__Task instructions__:
The lines from the top of the material through the line with "plt.rcParams['font.family'] = ['DejaVu" are to be set down exactly. Leave the pictures out.

__Stored data__:

— BEGIN —

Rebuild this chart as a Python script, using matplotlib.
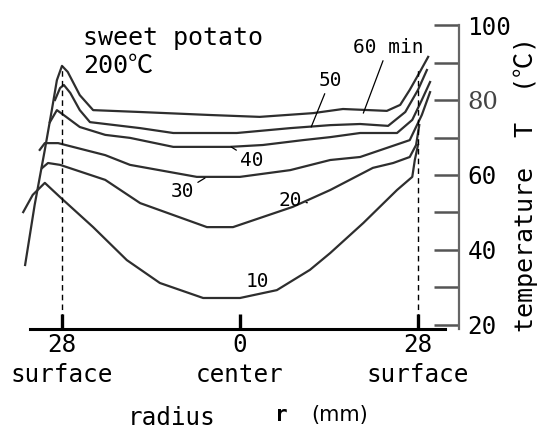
import matplotlib
matplotlib.use("Agg")
import matplotlib.pyplot as plt

plt.rcParams['font.family'] = ['DejaVu Sans Mono', 'Noto Sans CJK JP']

# radius r (mm, negative = left half) and temperature T (degC) per heating time
r_10 = [-34.1, -32.6, -30.7, -28.3, -23.1, -17.8, -12.6, -5.8, 0.0, 5.8, 11.0, 14.2, 19.4, 24.7, 27.1, 27.5, 28.0]
t_10 = [50.1, 54.7, 57.9, 54.1, 46.1, 37.3, 31.2, 27.2, 27.2, 29.3, 34.7, 39.2, 47.2, 56.0, 59.5, 64.0, 68.0]

r_20 = [-31.1, -30.2, -28.3, -21.2, -15.7, -5.2, -1.1, 8.3, 14.2, 20.9, 24.1, 26.7, 27.7, 28.2]
t_20 = [61.9, 63.2, 62.7, 58.7, 52.5, 46.1, 46.1, 51.5, 56.0, 61.9, 63.2, 64.8, 68.0, 73.3]

r_30 = [-31.5, -30.7, -28.6, -21.2, -17.3, -6.8, 0.0, 7.9, 14.2, 18.9, 26.7, 28.6, 29.9]
t_30 = [66.7, 68.5, 68.5, 65.3, 62.7, 59.5, 59.5, 61.3, 64.0, 64.8, 69.3, 76.0, 82.1]

r_40 = [-29.9, -28.8, -27.5, -25.2, -21.2, -17.3, -10.5, -1.6, 3.6, 9.9, 14.2, 18.9, 24.7, 27.1, 28.6, 29.9]
t_40 = [74.1, 77.3, 75.7, 72.8, 70.7, 69.9, 67.5, 67.5, 68.0, 69.3, 70.1, 71.2, 71.2, 74.7, 80.0, 84.8]

r_50 = [-29.1, -28.3, -27.7, -26.7, -25.2, -23.6, -15.7, -10.5, -0.5, 7.9, 14.2, 18.9, 23.3, 26.0, 28.0, 29.4]
t_50 = [80.0, 83.2, 84.0, 81.9, 77.3, 74.1, 72.5, 71.2, 71.2, 72.5, 73.3, 73.6, 73.1, 76.8, 82.7, 88.0]

r_60 = [-33.8, -32.3, -30.7, -29.6, -28.8, -28.0, -27.1, -25.2, -23.1, -15.7, -4.7, 3.1, 11.5, 16.2, 23.1, 25.2, 26.7, 28.3, 29.6]
t_60 = [36.0, 52.0, 66.7, 77.3, 85.3, 89.1, 87.5, 81.3, 77.3, 76.8, 76.0, 75.5, 76.5, 77.6, 77.1, 78.7, 82.7, 87.5, 91.5]

curves = [(r_10, t_10), (r_20, t_20), (r_30, t_30), (r_40, t_40), (r_50, t_50), (r_60, t_60)]

# curve labels: text, label position, point on curve for the leader
labels = ["10", "20", "30", "40", "50", "60 min"]
label_pos = [(2.8, 31.5), (7.9, 53.3), (-9.1, 55.5), (1.9, 64.0), (14.2, 85.3), (23.3, 94.1)]
leader_end = [None, (10.6, 52.6), (-5.5, 59.2), (-1.4, 67.5), (11.2, 72.8), (19.4, 76.5)]

surface_r = [-28, 28]
surface_top = [89.0, 88.0]

x_ticks = [-28, 0, 28]
x_ticklabels = ["28\nsurface", "0\ncenter", "28\nsurface"]
y_major = [20, 40, 60, 80, 100]
y_minor = [30, 50, 70, 90]

W, H = 548, 432
fig = plt.figure(figsize=(W / 100, H / 100), dpi=100)
ax = fig.add_axes([0, 103 / H, 459 / W, 329 / H])
ax.set_xlim(-37.75, 34.45)
ax.set_ylim(18.93, 106.67)

for rr, tt in curves:
    ax.plot(rr, tt, color='#2e2e2e', lw=1.6, solid_joinstyle='round')

ax.vlines(surface_r, 18.93, surface_top, colors='black', linestyles=(0, (4, 3)), lw=1.0)

for txt, pos, end in zip(labels, label_pos, leader_end):
    if end is None:
        ax.text(pos[0], pos[1], txt, fontsize=14, ha='center', va='center')
    else:
        ax.annotate(txt, xy=end, xytext=pos, fontsize=14, ha='center', va='center',
                    arrowprops=dict(arrowstyle='-', lw=0.9, color='black',
                                    shrinkA=1, shrinkB=0))

ax.spines['top'].set_visible(False)
ax.spines['left'].set_visible(False)
ax.spines['bottom'].set_bounds(-33.0, 32.2)
ax.spines['bottom'].set_linewidth(2.2)
ax.spines['right'].set_bounds(18.93, 100)
ax.spines['right'].set_linewidth(1.6)
ax.spines['right'].set_color('#666666')

ax.set_xticks(x_ticks)
ax.set_xticklabels(x_ticklabels)
ax.tick_params(axis='x', direction='in', length=11, width=2.4, pad=3, labelsize=17.5)
for lbl in ax.get_xticklabels():
    lbl.set_linespacing(1.3)

ax.yaxis.tick_right()
ax.set_yticks(y_major)
ax.set_yticks(y_minor, minor=True)
ax.tick_params(axis='y', which='both', direction='in', length=18, width=1.8,
               color='#555555', pad=6, labelsize=17.5)
for lbl in ax.get_yticklabels():
    if lbl.get_text() == "80":
        lbl.set_fontfamily('DejaVu Serif')
        lbl.set_color('#444444')


def fx(x):
    return x / W


def fy(y):
    return 1 - y / H


fig.text(fx(83), fy(45), "sweet potato", fontsize=18, va='baseline')
fig.text(fx(83), fy(73), "200℃", fontsize=18, va='baseline')

fig.text(fx(526), fy(332), "temperature  T  (℃)", fontsize=18, rotation=90,
         ha='center', va='bottom')

fig.text(fx(128), fy(425), "radius", fontsize=17.5, va='baseline')
fig.text(fx(281), fy(421), "r", fontsize=15, fontweight='bold', ha='center', va='baseline')
fig.text(fx(311), fy(421), "(mm)", fontsize=15, family='DejaVu Sans', va='baseline')

fig.savefig("out.png", dpi=100)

— END —

__Response__:
Rebuild this chart as a Python script, using matplotlib.
import matplotlib
matplotlib.use("Agg")
import matplotlib.pyplot as plt

plt.rcParams['font.family'] = ['DejaVu Sans Mono', 'Noto Sans CJK JP']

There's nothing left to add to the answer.